• [INFORMATION SHOWN]
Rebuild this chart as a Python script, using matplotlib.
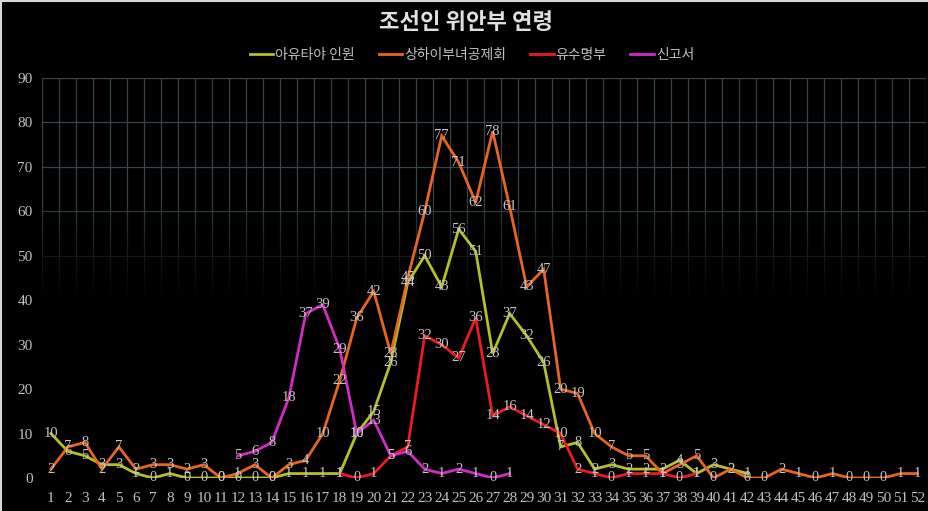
import numpy as np
import matplotlib
matplotlib.use('Agg')
import matplotlib.pyplot as plt
from matplotlib.lines import Line2D

# 연령별 인원 (1세 ~ 52세)
ages = list(range(1, 53))

# 아유타야 인원 : 1 ~ 42
ayutthaya_start = 1
ayutthaya = [10, 6, 5, 3, 3, 1, 0, 1, 0, 0, 0, 0, 0, 0, 1, 1, 1, 1, 10, 15,
             26, 44, 50, 43, 56, 51, 28, 37, 32, 26, 7, 8, 2, 3, 2, 2, 2, 4, 1, 3,
             2, 1]

# 상하이부녀공제회 : 1 ~ 52
shanghai_start = 1
shanghai = [2, 7, 8, 2, 7, 2, 3, 3, 2, 3, 0, 1, 3, 0, 3, 4, 10, 22, 36, 42,
            28, 45, 60, 77, 71, 62, 78, 61, 43, 47, 20, 19, 10, 7, 5, 5, 1, 3, 5, 0,
            2, 0, 0, 2, 1, 0, 1, 0, 0, 0, 1, 1]

# 유수명부 : 18 ~ 39
roster_start = 18
roster = [1, 0, 1, 5, 7, 32, 30, 27, 36, 14, 16, 14, 12, 10, 2, 1, 0, 1, 1, 1,
          0, 1]

# 신고서 : 12 ~ 28
report_start = 12
report = [5, 6, 8, 18, 37, 39, 29, 10, 13, 5, 6, 2, 1, 2, 1, 0, 1]

series = [
    ('아유타야 인원', ayutthaya_start, ayutthaya, '#b4c024'),
    ('상하이부녀공제회', shanghai_start, shanghai, '#ea6420'),
    ('유수명부', roster_start, roster, '#ee1a1e'),
    ('신고서', report_start, report, '#d42ac8'),
]

kor = ['Noto Sans CJK KR', 'DejaVu Sans']
num_font = 'Liberation Serif'
label_col = '#c4c4c4'

fig = plt.figure(figsize=(9.29, 5.11), dpi=100, facecolor='black')
ax = fig.add_axes([0.0457, 0.0646, 0.9510, 0.7828])
ax.set_facecolor('black')

# 격자선 (항목 경계)
for xb in np.arange(0.5, 53.0, 1.0):
    ax.axvline(xb, color='#34454c', lw=0.9, zorder=0.5)
for yv in range(10, 91, 10):
    ax.axhline(yv, color='#34454c', lw=0.9, zorder=0.5)

# 아래쪽으로 갈수록 격자가 어두워짐
grad_y = np.linspace(0, 90, 400)
alpha = np.clip((62 - grad_y) / 22.0, 0, 1) ** 0.8
rgba = np.zeros((400, 2, 4))
rgba[:, :, 3] = alpha[:, None]
ax.imshow(rgba, extent=[0.5, 52.5, 0, 90], origin='lower', aspect='auto',
          zorder=1, interpolation='bilinear')

handles = []
for name, start, vals, col in series:
    xs = list(range(start, start + len(vals)))
    ax.plot(xs, vals, color=col, lw=2.0, zorder=3, solid_joinstyle='miter')
    handles.append(Line2D([], [], color=col, lw=2.0, label=name))
    for x, v in zip(xs, vals):
        ax.text(x, v, str(v), ha='center', va='center', color=label_col,
                fontsize=10.5, family=num_font, zorder=5)

ax.set_xlim(0.5, 52.5)
ax.set_ylim(0, 90)
ax.set_xticks(ages)
ax.set_xticklabels([str(a) for a in ages])
ax.set_yticks(range(0, 91, 10))
ax.tick_params(axis='x', length=0, pad=10, labelsize=11, labelcolor='#c0c0c0')
ax.tick_params(axis='y', length=0, pad=7, labelsize=11, labelcolor='#c0c0c0')
for lab in ax.get_xticklabels() + ax.get_yticklabels():
    lab.set_family(num_font)
for sp in ax.spines.values():
    sp.set_visible(False)

fig.text(0.502, 0.955, '조선인 위안부 연령', ha='center', va='center',
         fontsize=16, fontweight='bold', color='#e0e0e0', family=kor)

leg = fig.legend(handles=handles, loc='center', bbox_to_anchor=(0.508, 0.892),
                 ncol=4, frameon=False, handlelength=1.7,
                 handletextpad=0.15, columnspacing=1.7,
                 prop={'family': kor, 'size': 10})
for t in leg.get_texts():
    t.set_color('#c0c0c0')

# 스크린샷 테두리
fig.add_artist(Line2D([0, 1], [0.999, 0.999], transform=fig.transFigure,
                      color='#d8d8d8', lw=1.5))
fig.add_artist(Line2D([0.001, 0.001], [0, 1], transform=fig.transFigure,
                      color='#d8d8d8', lw=1.5))

fig.savefig('out.png', dpi=100, facecolor='black')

• [PROBLEM DESCRIPTION] Give the data above again in full and unchanged, skipping the pictures.

• [RESPONSE BELOW]
Rebuild this chart as a Python script, using matplotlib.
import numpy as np
import matplotlib
matplotlib.use('Agg')
import matplotlib.pyplot as plt
from matplotlib.lines import Line2D

# 연령별 인원 (1세 ~ 52세)
ages = list(range(1, 53))

# 아유타야 인원 : 1 ~ 42
ayutthaya_start = 1
ayutthaya = [10, 6, 5, 3, 3, 1, 0, 1, 0, 0, 0, 0, 0, 0, 1, 1, 1, 1, 10, 15,
             26, 44, 50, 43, 56, 51, 28, 37, 32, 26, 7, 8, 2, 3, 2, 2, 2, 4, 1, 3,
             2, 1]

# 상하이부녀공제회 : 1 ~ 52
shanghai_start = 1
shanghai = [2, 7, 8, 2, 7, 2, 3, 3, 2, 3, 0, 1, 3, 0, 3, 4, 10, 22, 36, 42,
            28, 45, 60, 77, 71, 62, 78, 61, 43, 47, 20, 19, 10, 7, 5, 5, 1, 3, 5, 0,
            2, 0, 0, 2, 1, 0, 1, 0, 0, 0, 1, 1]

# 유수명부 : 18 ~ 39
roster_start = 18
roster = [1, 0, 1, 5, 7, 32, 30, 27, 36, 14, 16, 14, 12, 10, 2, 1, 0, 1, 1, 1,
          0, 1]

# 신고서 : 12 ~ 28
report_start = 12
report = [5, 6, 8, 18, 37, 39, 29, 10, 13, 5, 6, 2, 1, 2, 1, 0, 1]

series = [
    ('아유타야 인원', ayutthaya_start, ayutthaya, '#b4c024'),
    ('상하이부녀공제회', shanghai_start, shanghai, '#ea6420'),
    ('유수명부', roster_start, roster, '#ee1a1e'),
    ('신고서', report_start, report, '#d42ac8'),
]

kor = ['Noto Sans CJK KR', 'DejaVu Sans']
num_font = 'Liberation Serif'
label_col = '#c4c4c4'

fig = plt.figure(figsize=(9.29, 5.11), dpi=100, facecolor='black')
ax = fig.add_axes([0.0457, 0.0646, 0.9510, 0.7828])
ax.set_facecolor('black')

# 격자선 (항목 경계)
for xb in np.arange(0.5, 53.0, 1.0):
    ax.axvline(xb, color='#34454c', lw=0.9, zorder=0.5)
for yv in range(10, 91, 10):
    ax.axhline(yv, color='#34454c', lw=0.9, zorder=0.5)

# 아래쪽으로 갈수록 격자가 어두워짐
grad_y = np.linspace(0, 90, 400)
alpha = np.clip((62 - grad_y) / 22.0, 0, 1) ** 0.8
rgba = np.zeros((400, 2, 4))
rgba[:, :, 3] = alpha[:, None]
ax.imshow(rgba, extent=[0.5, 52.5, 0, 90], origin='lower', aspect='auto',
          zorder=1, interpolation='bilinear')

handles = []
for name, start, vals, col in series:
    xs = list(range(start, start + len(vals)))
    ax.plot(xs, vals, color=col, lw=2.0, zorder=3, solid_joinstyle='miter')
    handles.append(Line2D([], [], color=col, lw=2.0, label=name))
    for x, v in zip(xs, vals):
        ax.text(x, v, str(v), ha='center', va='center', color=label_col,
                fontsize=10.5, family=num_font, zorder=5)

ax.set_xlim(0.5, 52.5)
ax.set_ylim(0, 90)
ax.set_xticks(ages)
ax.set_xticklabels([str(a) for a in ages])
ax.set_yticks(range(0, 91, 10))
ax.tick_params(axis='x', length=0, pad=10, labelsize=11, labelcolor='#c0c0c0')
ax.tick_params(axis='y', length=0, pad=7, labelsize=11, labelcolor='#c0c0c0')
for lab in ax.get_xticklabels() + ax.get_yticklabels():
    lab.set_family(num_font)
for sp in ax.spines.values():
    sp.set_visible(False)

fig.text(0.502, 0.955, '조선인 위안부 연령', ha='center', va='center',
         fontsize=16, fontweight='bold', color='#e0e0e0', family=kor)

leg = fig.legend(handles=handles, loc='center', bbox_to_anchor=(0.508, 0.892),
                 ncol=4, frameon=False, handlelength=1.7,
                 handletextpad=0.15, columnspacing=1.7,
                 prop={'family': kor, 'size': 10})
for t in leg.get_texts():
    t.set_color('#c0c0c0')

# 스크린샷 테두리
fig.add_artist(Line2D([0, 1], [0.999, 0.999], transform=fig.transFigure,
                      color='#d8d8d8', lw=1.5))
fig.add_artist(Line2D([0.001, 0.001], [0, 1], transform=fig.transFigure,
                      color='#d8d8d8', lw=1.5))

fig.savefig('out.png', dpi=100, facecolor='black')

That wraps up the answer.